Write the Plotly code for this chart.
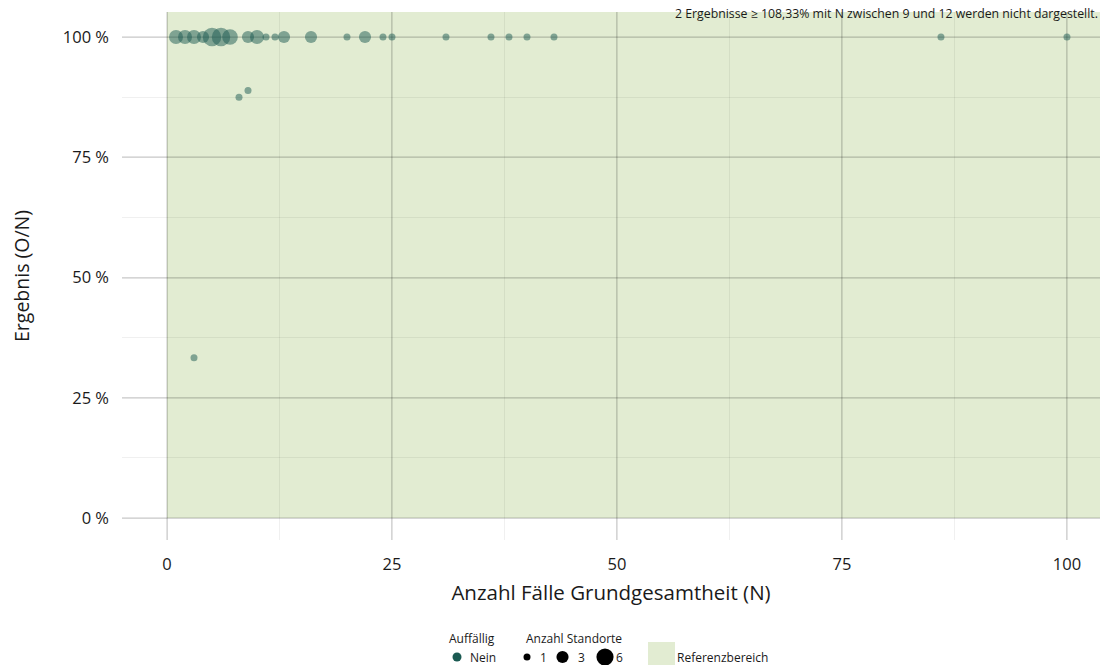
import plotly.graph_objects as go

# ---------------- data ----------------
N_values = [1, 2, 3, 4, 5, 6, 7, 9, 10, 11, 12, 13, 16, 20, 22, 24, 25,
            31, 36, 38, 40, 43, 86, 100, 3, 8, 9]
result_pct = [100, 100, 100, 100, 100, 100, 100, 100, 100, 100, 100, 100,
              100, 100, 100, 100, 100, 100, 100, 100, 100, 100, 100, 100,
              33.33, 87.5, 88.89]
site_counts = [4, 4, 4, 3, 7, 7, 5, 3, 4, 1, 1, 3, 3, 1, 3, 1, 1,
               1, 1, 1, 1, 1, 1, 1, 1, 1, 1]

x_ticks = [0, 25, 50, 75, 100]
y_ticks = [0, 25, 50, 75, 100]
y_ticklabels = ["0 %", "25 %", "50 %", "75 %", "100 %"]
size_legend_values = [1, 3, 6]
size_legend_labels = ["1", "3", "6"]

# ---------------- style ----------------
FONT = "Open Sans"
TXT = "#1a1a1a"
TEAL = "#1b5a52"
GREEN = "#e2ecd2"
SIZEREF = 2 / 49.0           # diameter = 7 * sqrt(count)
X_RANGE = [-5, 103.67]
Y_RANGE = [-4.57, 105.2]
W, H = 1115, 665
OFF = 8                      # page body margin offset
ML, MR, MT = 122 - OFF, 15 + OFF, 12 - OFF
PLOT_BOTTOM = 540 - OFF
paper_h = H - MT
y_dom0 = (H - PLOT_BOTTOM) / paper_h

fig = go.Figure()

# reference area
fig.add_shape(type="rect", xref="x", yref="y", x0=0, x1=X_RANGE[1],
              y0=0, y1=Y_RANGE[1], fillcolor=GREEN, line_width=0, layer="below")

fig.add_trace(go.Scatter(
    x=N_values, y=result_pct, mode="markers",
    marker=dict(size=site_counts, sizemode="area", sizeref=SIZEREF,
                color=TEAL, opacity=0.5, line=dict(width=0)),
    showlegend=False, hoverinfo="x+y"))

# ---------------- legend (auxiliary axes in page pixels) ----------------
LEG_Y = 657
fig.add_trace(go.Scatter(
    x=[457], y=[LEG_Y], xaxis="x2", yaxis="y2", mode="markers",
    marker=dict(size=9, color=TEAL, opacity=1), showlegend=False, cliponaxis=False,
    hoverinfo="skip"))
fig.add_trace(go.Scatter(
    x=[527, 562.5, 605], y=[LEG_Y] * 3, xaxis="x2", yaxis="y2", mode="markers",
    marker=dict(size=size_legend_values, sizemode="area", sizeref=SIZEREF,
                color="black", opacity=1, line=dict(width=0)),
    showlegend=False, cliponaxis=False, hoverinfo="skip"))
fig.add_shape(type="rect", xref="x2", yref="y2", x0=648, x1=675, y0=642, y1=672,
              fillcolor=GREEN, line_width=0)

leg_font = dict(family=FONT, size=12, color=TXT)
ann = [
    dict(text="Auffällig", x=447, y=638),
    dict(text="Nein", x=468, y=LEG_Y),
    dict(text="Anzahl Standorte", x=524, y=638),
    dict(text=size_legend_labels[0], x=538, y=LEG_Y),
    dict(text=size_legend_labels[1], x=576, y=LEG_Y),
    dict(text=size_legend_labels[2], x=614, y=LEG_Y),
    dict(text="Referenzbereich", x=675, y=LEG_Y),
]
for a in ann:
    fig.add_annotation(xref="x2", yref="y2", xanchor="left", yanchor="middle",
                       showarrow=False, font=leg_font, **a)

fig.add_annotation(text="2 Ergebnisse ≥ 108,33% mit N zwischen 9 und 12 werden nicht dargestellt.",
                   xref="paper", yref="paper", x=1, y=1, xanchor="right",
                   yanchor="middle", yshift=-1, showarrow=False,
                   font=dict(family=FONT, size=12.3, color=TXT))

major = "rgba(0,0,0,0.11)"
minor = "rgba(0,0,0,0.06)"

fig.update_layout(
    width=W, height=H,
    margin=dict(l=ML, r=MR, t=MT, b=0),
    paper_bgcolor="white", plot_bgcolor="white",
    font=dict(family=FONT, color=TXT),
    xaxis=dict(range=X_RANGE, domain=[0, 1], anchor="y", automargin=False,
               tickvals=x_ticks, ticktext=[str(v) for v in x_ticks],
               showgrid=True, gridcolor=major, gridwidth=1.5,
               minor=dict(dtick=12.5, tick0=0, showgrid=True, gridcolor=minor, gridwidth=1),
               zeroline=False, showline=False, ticks="",
               ticklabelstandoff=12,
               tickfont=dict(family=FONT, size=16.5, color=TXT),
               title=dict(text="Anzahl Fälle Grundgesamtheit (N)", standoff=12,
                          font=dict(family=FONT, size=20.5, color=TXT))),
    yaxis=dict(range=Y_RANGE, domain=[y_dom0, 1], anchor="x", automargin=False,
               tickvals=y_ticks, ticktext=y_ticklabels,
               showgrid=True, gridcolor=major, gridwidth=1.5,
               minor=dict(dtick=12.5, tick0=0, showgrid=True, gridcolor=minor, gridwidth=1),
               zeroline=False, showline=False, ticks="",
               ticklabelstandoff=12,
               tickfont=dict(family=FONT, size=16.5, color=TXT),
               title=dict(text="Ergebnis (O/N)", standoff=31,
                          font=dict(family=FONT, size=19.5, color=TXT))),
    xaxis2=dict(range=[ML + OFF, W - MR + OFF], domain=[0, 1], anchor="y2",
                visible=False, fixedrange=True),
    yaxis2=dict(range=[H + OFF, PLOT_BOTTOM + OFF], domain=[0, y_dom0], anchor="x2",
                visible=False, fixedrange=True),
)

fig.write_html("out.html")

====================

Return the material line for line, from its beginning to the line that contains "import plotly.graph_objects as go", with the pictures left out.

▶ _Response below_
Write the Plotly code for this chart.
import plotly.graph_objects as go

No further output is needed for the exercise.